В конце сентября Энрико вместе с его импресарио и другом Эмилем Леднером отправился в Будапешт, где начинались его европейские гастроли. Планировалось 16 выступлений, за каждое из которых тенор должен был получить две тысячи долларов.
Вечером 2 октября 1907 года Энрико вышел на сцену Будапештской оперы в роли Радамеса в «Аиде». Этому спектаклю суждено было стать одним из самых скандальных в его карьере.
Слухи о том, что в город прибудет самый великий тенор мира, привели к тому, что цены на билеты повысили в три раза. Венгерская публика с нетерпением ожидала демонстрации вокального чуда и шла на спектакль как на религиозный праздник, во время которого должно было сойти с небес на землю некое божество. Но Карузо не был чудом. Он был тенором, пускай и незаурядным.
О том, что произошло в тот вечер, нам известно со слов одного молодого репортера, которому, кстати, сделать карьеру журналиста так и не довелось, поскольку вскоре он нашел себя на совсем ином поприще. Имя этого репортера — Имре Кальман.
«Сегодняшний вечер в Опере стал весьма странным, ошеломляющим театральным зрелищем. Великий фаворит, знаменитый мастер, любимец публики — Карузо! — потерпел крах в Пеште! Мы-то думали, что сегодня вечером повторится та сцена из романа „Венгерский набоб“ писателя Йокаи, где он с удивительной силой рисует неистовство вакханального триумфа. Думали, что увидим буйствующее общество — сливки нашей элиты. Но что же получилось на самом деле? Карузо провалился!..

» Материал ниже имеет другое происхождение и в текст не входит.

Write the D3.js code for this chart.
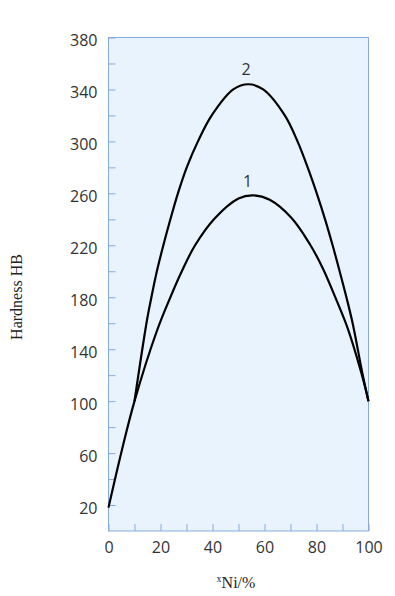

„Карузо провалился“, — говорили люди. И при этом они как-то странно хмыкали, и на губах у них играла застенчивая улыбка, словно они хотели сказать: „Я весьма сожалею о случившемся, я не виноват в этом, но не удивлен, что так произошло. Я это предвидел!“ А мы, пишущие хронику этого безусловно интересного артистического события, мы тоже странно улыбаемся, потому что и сами изготовились изобрести похвальные эпитеты, чтобы затем бросить их к ногам маэстро. И вот отпала надобность в цветистых эпитетах, ибо критика вместо эстетических излияний превратилась в репортаж о происшествиях. Невезение преследовало Карузо весь спектакль, вызывая в памяти образ удачливого игрока, знавшего в жизни столько счастливых дней и вдруг на наших глазах за один вечер проигравшего все свое состояние.
Карузо появился в театре около пяти вечера. Великий артист, привыкший безраздельно властвовать над аудиторией, в этот раз был явно охвачен страхом, было заметно, как он перед своим первым выходом дрожал от переживания. Публика приготовилась с благоговением слушать пение Карузо, в напряженном ожидании люди затаили дыхание. Но вот отзвучала знаменитая ария в до мажоре (романс Радамеса написан Верди в си-бемоль мажоре; Карузо, у которого до явно не было лучшей нотой, вряд ли стал бы транспонировать арию на тон выше; по всей видимости, здесь критик ошибается. — А. Б.), прошел первый акт, дали занавес, а зрители продолжали сидеть все так же тихо, без малейших попыток аплодировать. А жаль, ибо Карузо своим очаровательным пением заслужил аплодисменты.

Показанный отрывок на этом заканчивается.